一部の人のあいだでは「妊娠初期に寒気を感じると流産が起こる」という噂があるようです。しかし、この噂に医学的な根拠はなく、寒気と流産の関連性は低いとされています。ただし寒気以外に、出血や腹痛といった気になる体調の変化があった場合は、早めに産婦人科に相談してみるようにしましょう。
妊娠初期に寒い・寒気がするときの対策
食生活に気をつける
つわりの影響で吐き気や嘔吐の症状がある場合は難しいかもしれませんが、可能であれば根菜類・生姜などの身体を温める食材を積極的に食べるようにしましょう。食事が難しければスープや飲み物でもかまいません。ジンジャーティーやゆず茶、麦茶といったカフェインが含まれていない温かい飲み物もおすすめです。
身体をあたためる
腹巻型の腹帯や吸湿発熱インナーを着たり、寒いときに羽織れるカーディガンやストールを携帯したりするなど、体温調節がすぐにできる工夫をしましょう。カイロは手軽に暖をとれるアイテムですが、同じ場所に長時間当てる、カイロを貼ったまま寝る、サポーターなどでカイロを圧迫するといった行為は低温やけどを引き起こす可能性があります。使用法には十分注意をしましょう。

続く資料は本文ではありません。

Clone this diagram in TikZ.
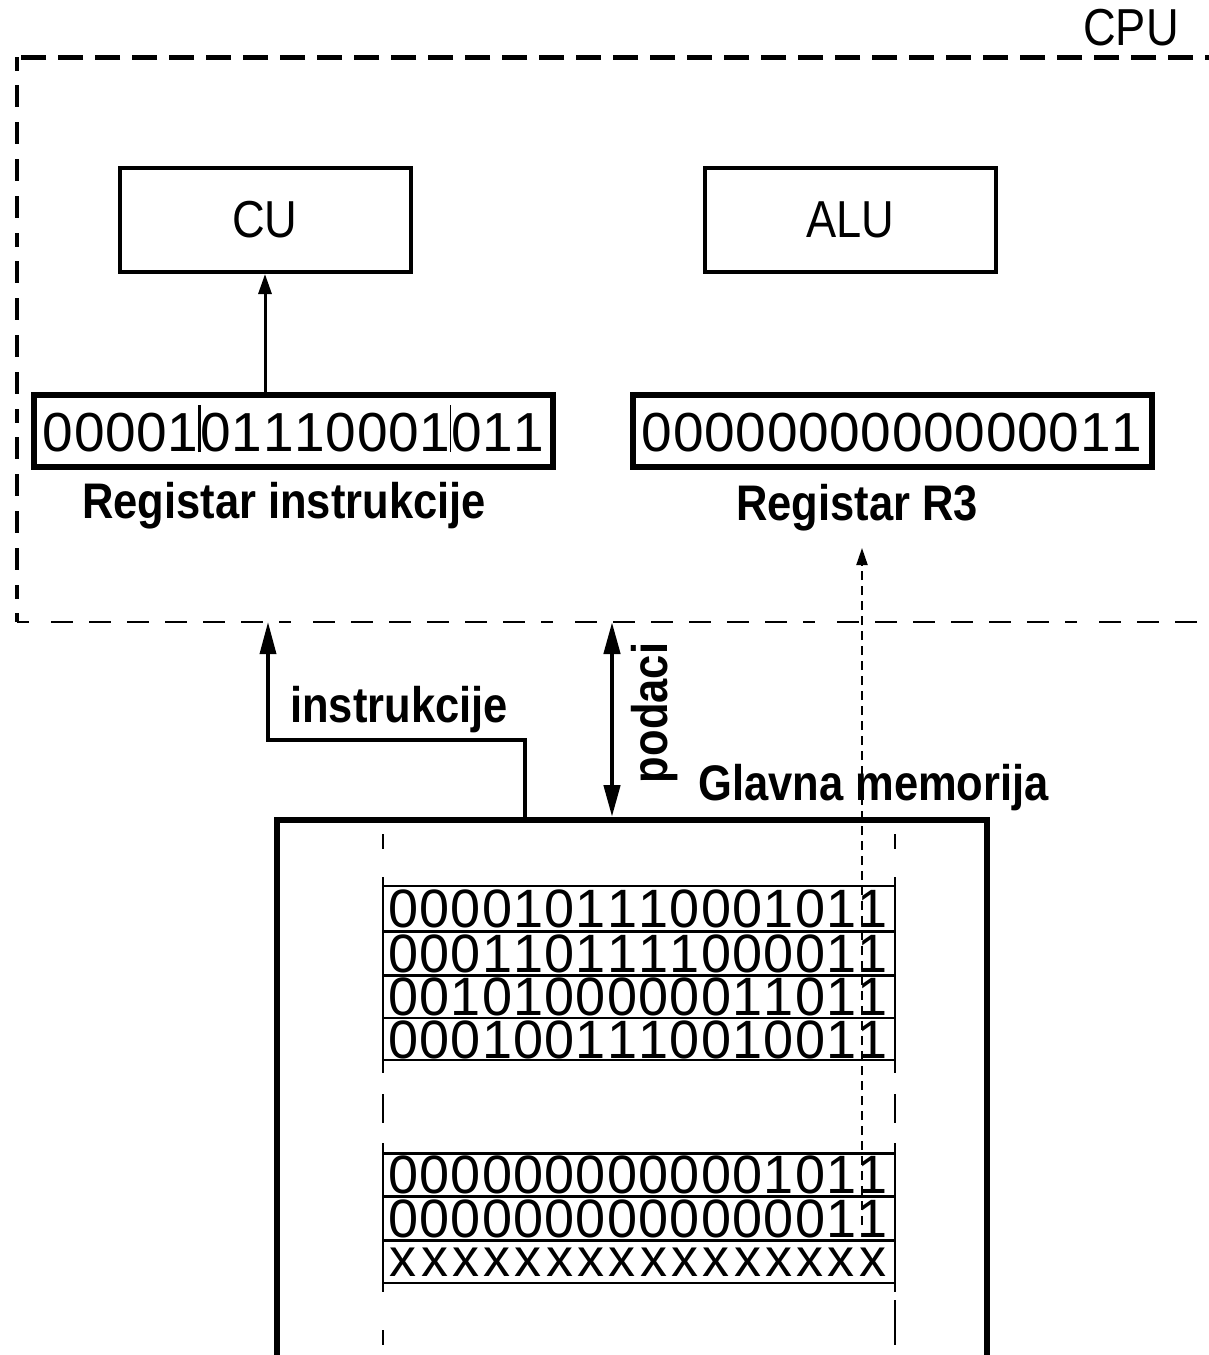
\documentclass[tikz,border=0pt]{standalone}
\usepackage{fontspec}
\setmainfont{Liberation Sans}
\newfontfamily\condfont{Liberation Sans}[FakeStretch=0.87]
\usetikzlibrary{arrows.meta}
\newlength\dw
\setlength{\dw}{31.3pt}
\newcommand\cells[1]{\cellsi#1\relax}
\def\cellsi#1{\ifx#1\relax\else\makebox[\dw]{#1}\expandafter\cellsi\fi}
\newcommand\irbar[1]{\kern-0.8pt\vrule width #1pt height 46pt depth 1pt\kern-0.8pt}
\begin{document}
\begin{tikzpicture}[x=1pt,y=-1pt,
  regbox/.style={draw, line width=6pt, minimum width=519pt, minimum height=72pt,
    inner sep=0pt, text height=40pt, text depth=0pt, font=\fontsize{55}{60}\selectfont},
  unitbox/.style={draw, line width=4pt, minimum width=291pt, minimum height=104pt,
    inner sep=0pt, font=\condfont\fontsize{52}{56}\selectfont},
  txt/.style={anchor=base, inner sep=0pt, font=\condfont\fontsize{52}{56}\selectfont},
  lab/.style={anchor=base, inner sep=0pt, font=\condfont\bfseries\fontsize{50}{54}\selectfont},
  memrow/.style={inner sep=0pt, text height=38pt, text depth=0pt, font=\fontsize{54}{58}\selectfont},
  thinrule/.style={line width=2pt},
  thickrule/.style={line width=3pt},
  memdash/.style={line width=2.5pt},
  conn/.style={line width=3.5pt, line join=miter},
  bigtip/.style={-{Triangle[width=16pt,length=32pt]}},
]
\useasboundingbox (0,0) rectangle (1209,1355);
\begin{scope}
\clip (0,0) rectangle (1209,1355);

% CPU container
\node[inner sep=0pt, outer sep=0pt, minimum width=1213pt, minimum height=565pt] (cpu) at (623.5,339.5) {};
\draw[line width=5pt, dash pattern=on 25pt off 12pt] (cpu.north east) -- (cpu.north west);
\draw[line width=3.5pt, dash pattern=on 14pt off 14pt on 22pt off 15pt on 22pt off 15pt on 22pt off 15pt on 22pt off 15pt] (cpu.north west) -- (cpu.south west);
\draw[line width=2.2pt, dash pattern=on 12pt off 22pt on 22pt off 16pt on 22pt off 16pt on 22pt off 16pt on 22pt off 16pt on 22pt off 16pt on 22pt off 16pt] (cpu.south west) -- (cpu.south east);
\node[txt] (cpulab) at (1131,45) {CPU};

% units
\node[unitbox] (cu) at (265,220) {CU};
\node[unitbox] (alu) at (850,219.5) {ALU};

% registers
\node[regbox] (ir) at (293.5,431) {\cells{00001}\irbar{3}\cells{01110001}\irbar{1.5}\cells{011}};
\node[regbox] (r3) at (892,431) {\cells{0000000000000011}};
\node[lab] (irlab) at (284,518) {Registar instrukcije};
\node[lab] (r3lab) at (857,520) {Registar R3};

\draw[line width=3pt, -{Triangle[width=13pt,length=20pt]}] (cu.south |- ir.north) -- (cu.south);

% memory
\node[draw, line width=6pt, inner sep=0pt, minimum width=710pt, minimum height=700pt] (mem) at (632,1170) {};
\node[lab, anchor=base west] (memlab) at (698,800) {Glavna memorija};

% memory cells
\node[memrow] (m1) at (638,908.5) {\cells{0000101110001011}};
\node[memrow] (m2) at (638,953) {\cells{0001101111000011}};
\node[memrow] (m3) at (638,996.5) {\cells{0010100000011011}};
\node[memrow] (m4) at (638,1039) {\cells{0001001110010011}};
\node[memrow] (m5) at (638,1174.5) {\cells{0000000000001011}};
\node[memrow] (m6) at (638,1218) {\cells{0000000000000011}};
\node[memrow, text height=28pt] (m7) at (638,1262) {\cells{xxxxxxxxxxxxxxxx}};

\draw[thinrule] (383,886) -- (895,886);
\draw[thickrule] (383,931) -- (895,931);
\draw[thickrule] (383,975) -- (895,975);
\draw[thinrule] (383,1018) -- (895,1018);
\draw[thinrule] (383,1060) -- (895,1060);
\draw[thickrule] (383,1153) -- (895,1153);
\draw[thickrule] (383,1196) -- (895,1196);
\draw[thickrule] (383,1240) -- (895,1240);
\draw[thinrule] (383,1283) -- (895,1283);

\foreach \xx in {383,895}{
  \draw[memdash] (\xx,834) -- (\xx,849);
  \draw[memdash] (\xx,877) -- (\xx,1073);
  \draw[memdash] (\xx,1094) -- (\xx,1123);
  \draw[memdash] (\xx,1143) -- (\xx,1292);
}
\draw[memdash] (383,1330) -- (383,1345);
\draw[memdash] (895,1300) -- (895,1345);

% buses
\coordinate (ib1) at (525,740);
\coordinate (ib2) at (268,740);
\draw[conn, bigtip] (mem.north -| ib1) -- (ib1) -- (ib2) -- (cpu.south -| ib2);
\node[lab, anchor=base west] (instrlab) at (290,722) {instrukcije};

\coordinate (pb) at (612,700);
\draw[line width=4.5pt, {Triangle[width=16pt,length=32pt]}-{Triangle[width=16pt,length=32pt]}] (mem.north -| pb) -- (cpu.south -| pb);
\node[lab, rotate=90] (podlab) at (667,713) {podaci};

% load of data into R3
\coordinate (ds) at (862,1225);
\coordinate (de) at (862,548);
\draw[line width=2pt, dash pattern=on 9pt off 6pt, -{Triangle[width=11pt,length=17pt]}] (ds) -- (de);
\end{scope}
\end{tikzpicture}
\end{document}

お風呂に入ることも手軽に身体を温めることができる方法のひとつですが、妊娠中はのぼせやすいため、通常よりぬるめの38~40℃の温度設定にしましょう。さらに長時間の入浴は避け他方が良いでしょう。めまいやふらつきが起こり、入浴が難しい場合は足湯だけでも血流が良くなり、身体が温まりやすくなりますよ。
軽い運動を取り入れる
妊娠初期の緊張や不安によって、身体の血流が悪くなり寒気を感じるケースがあります。身体に無理のない範囲でウォーキングやストレッチなど軽い運動を取り入れてみましょう。血行が良くなることで、気分転換やストレス解消になったり、眠りにつきやすくなったりすることがあります。
妊娠初期の寒気と上手につきあおう
妊娠初期の寒気は、ホルモンバランスの変化やつわりの影響などさまざまな要因で起こります。寒いために厚着をしすぎてしまうと汗をかき、その汗が冷えることで寒気を感じるケースがあります。体温調節がしやすい服装を心がけ、赤ちゃんを冷えから守るようにしましょう。
※この記事は2023年6月時点の情報をもとに作成しています。掲載した時点以降に情報が変更される場合がありますので、あらかじめご了承ください。